This project is indebted to the labor of dedicated graduate students and research assistants. Here, you will find their biographies and headshots.
Rachel Lentz is a 2nd year PhD student in the Political Science department at the University of Notre Dame. Her work seeks to bridge the history of political thought, specifically 17th and 18th-century thinkers, with contemporary issues in political philosophy. She has experience in archival research, and received a grant to explore the development of Mary Wollstonecraft's theory of education in her letters housed at the Bodleian Libraries at Oxford University and is incorporating this into an article on Wollstonecraft's philosophical engagement with Adam Smith in her A Vindication of the Rights of Woman.

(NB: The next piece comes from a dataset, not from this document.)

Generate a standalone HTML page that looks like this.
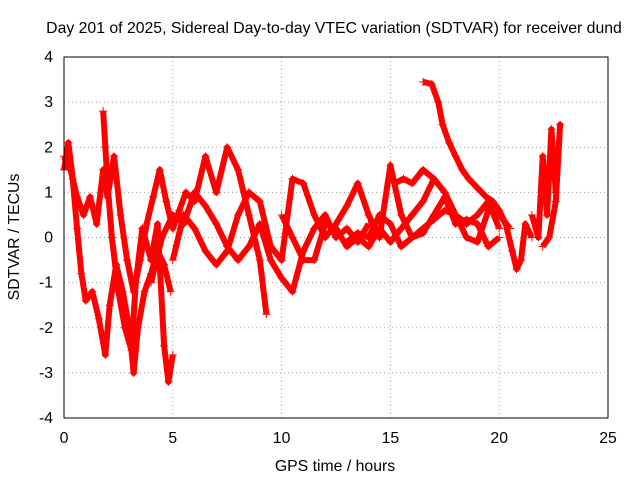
<!DOCTYPE html>
<html><head><meta charset="utf-8"><style>
body{margin:0;background:#fff}
text{font-family:"Liberation Sans",sans-serif;font-size:15.8px;fill:#000}
</style></head><body>
<svg id="chart" width="640" height="480">
<text x="334" y="33" text-anchor="middle">Day 201 of 2025, Sidereal Day-to-day VTEC variation (SDTVAR) for receiver dund</text>
<g id="grid"></g><g id="marks"></g>
<rect x="64" y="57" width="544" height="361" fill="none" stroke="#000" stroke-width="1"/>
<g id="ticks"></g>
<text x="335" y="471" text-anchor="middle">GPS time / hours</text>
<text transform="translate(19,237) rotate(-90)" text-anchor="middle">SDTVAR / TECUs</text>
</svg>
<script>
const xTicks=[0,5,10,15,20,25];
const yTicks=[-4,-3,-2,-1,0,1,2,3,4];
const track1=[[0,1.5],[0.2,2.1],[0.4,1.3],[0.6,0.2],[0.8,-0.8],[1.0,-1.4],[1.3,-1.2],[1.6,-1.8],[1.9,-2.6],[2.1,-1.5],[2.4,-0.6],[2.7,-1.2],[3.0,-2.0],[3.2,-3.0],[3.4,-2.0],[3.7,-1.2],[4.0,-0.8],[4.3,-0.3],[4.6,-0.6],[4.9,-1.2]];
const track2=[[0,1.8],[0.3,1.5],[0.6,0.9],[0.9,0.5],[1.2,0.9],[1.5,0.3],[1.8,1.5],[2.0,0.9],[2.3,1.8],[2.6,0.5],[2.9,-0.5],[3.2,-1.2],[3.5,-0.5],[3.8,0.3],[4.1,0.9],[4.4,1.5],[4.7,0.8],[5.0,0.2],[5.3,0.6],[5.6,1.0],[6.0,0.8],[6.5,1.8],[7.0,1.0],[7.5,2.0],[8.0,1.5],[8.5,0.5],[9.0,-0.5],[9.3,-1.7]];
const track3=[[1.8,2.8],[1.9,2.0],[2.0,1.2],[2.2,0.0],[2.5,-1.2],[2.8,-2.0],[3.1,-2.5],[3.3,-1.0],[3.6,0.2],[4.0,-0.5],[4.3,0.3],[4.6,-2.4],[4.8,-3.2],[5.0,-2.6]];
const track4=[[4.0,-1.0],[4.5,0.0],[5.0,0.5],[5.5,0.3],[6.0,1.0],[6.5,0.7],[7.0,0.3],[7.5,-0.2],[8.0,-0.5],[8.5,-0.2],[9.0,0.3],[9.5,-0.5],[10.0,-0.9],[10.5,-1.2],[11.0,-0.3],[11.5,0.2],[12.0,0.5],[12.5,0.0],[13.0,0.2],[13.5,-0.1],[14.0,0.3]];
const track5=[[5.0,-0.5],[5.5,0.5],[6.0,0.2],[6.5,-0.3],[7.0,-0.6],[7.5,-0.3],[8.0,0.5],[8.5,1.0],[9.0,0.8],[9.5,-0.2],[10.0,-0.5],[10.5,1.3],[11.0,1.2],[11.5,0.5],[12.0,0.0],[12.5,0.3],[13.0,0.7],[13.5,1.2],[14.0,0.5],[14.5,0.0],[15.0,1.6],[15.5,0.5],[16.0,0.0],[16.5,0.1],[17.0,0.5],[17.5,0.9],[18.0,0.3],[18.5,0.4],[19.0,0.3],[19.5,-0.2],[20.0,0.0]];
const track6=[[10.0,0.5],[10.5,0.0],[11.0,-0.5],[11.5,-0.5],[12.0,0.3],[12.5,0.2],[13.0,-0.2],[13.5,0.0],[14.0,-0.2],[14.5,0.2],[15.0,-0.1],[15.5,0.2],[16.0,0.5],[16.5,0.8],[17.0,1.3],[17.5,1.0],[18.0,0.5],[18.5,0.0],[19.0,-0.1],[19.5,0.6],[20.0,0.5],[20.5,0.2]];
const track7=[[13.0,-0.1],[13.5,0.1],[14.0,0.0],[14.5,0.5],[15.0,0.3],[15.5,-0.2],[16.0,0.0],[16.5,0.2],[17.0,0.4],[17.5,0.6],[18.0,0.5],[18.5,0.3],[19.0,0.5],[19.5,0.8],[20.0,0.2]];
const track8=[[21.5,0.5],[21.8,0.0],[22.0,1.8],[22.2,0.5],[22.4,2.4],[22.6,1.0],[22.8,2.5],[22.6,0.8],[22.3,0.0],[22.0,-0.2]];
const track9=[[16.5,3.45],[16.9,3.4],[17.2,3.0],[17.4,2.5],[17.7,2.1],[18.0,1.8],[18.3,1.5],[18.6,1.3],[19.0,1.1],[19.4,0.9],[19.7,0.8],[20.0,0.6],[20.3,0.3],[20.6,-0.3],[20.8,-0.7],[21.0,-0.5],[21.2,0.3],[21.5,0.0]];
const track10=[[15.2,1.2],[15.6,1.3],[16.0,1.2],[16.5,1.5],[17.0,1.3]];
const tracks=[track1,track2,track3,track4,track5,track6,track7,track8,track9,track10];
const X=v=>64+v*544/25, Y=v=>237.5-v*361/8;
const NS='http://www.w3.org/2000/svg';
const grid=document.getElementById('grid'),ticks=document.getElementById('ticks'),marks=document.getElementById('marks');
function mk(tag,attrs,parent){const e=document.createElementNS(NS,tag);for(const k in attrs)e.setAttribute(k,attrs[k]);parent.appendChild(e);return e;}
xTicks.forEach(t=>{
 if(t>0&&t<25){const g=mk('line',{x1:X(t),x2:X(t),y1:57,y2:418,stroke:'#a0a0a0','stroke-dasharray':'1,3'},grid);
 
 }
 const l=mk('text',{x:X(t),y:443,'text-anchor':'middle'},ticks);l.textContent=t;
 
 
});
yTicks.forEach(t=>{
 if(t>-4&&t<4){const g=mk('line',{x1:64,x2:608,y1:Y(t),y2:Y(t),stroke:'#a0a0a0','stroke-dasharray':'1,3'},grid);
 
 }
 const l=mk('text',{x:53,y:Y(t)+5,'text-anchor':'end'},ticks);l.textContent=t;
 
 
});
tracks.forEach((tr,i)=>{
 const p=mk('polyline',{points:tr.map(d=>X(d[0])+','+Y(d[1])).join(' '),fill:'none',stroke:'#ff0000','stroke-width':6,'stroke-linejoin':'round'},marks);
 
 
 tr.forEach(d=>{
  const x=X(d[0]),y=Y(d[1]);
  const m=mk('path',{d:`M${x-4},${y}h8M${x},${y-4}v8`,stroke:'#ff0000','stroke-width':1},marks);
  
  
 });
});
</script>
</body></html>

Rachel has published on the role of impartiality in Adam Smith's thought, and for her dissertation is exploring how the sentimentalist tradition might shed light on topics concerning intergenerational justice and climate change ethics.
Elayne Allen is a second year PhD student in political science at the University of Notre Dame concentrating in political theory and constitutional studies. She is interested in Catholic responses to modern political theory. Her dissertation will examine how John Henry Newman offers a distinct approach to understanding the Church’s relationship to the modern world, neither fully embracing nor fully rejecting it. Elayne is also interested in the literary dimensions of Mary Wollstonecraft’s works, and the ongoing relevance of her thought in contemporary debates about women’s rights.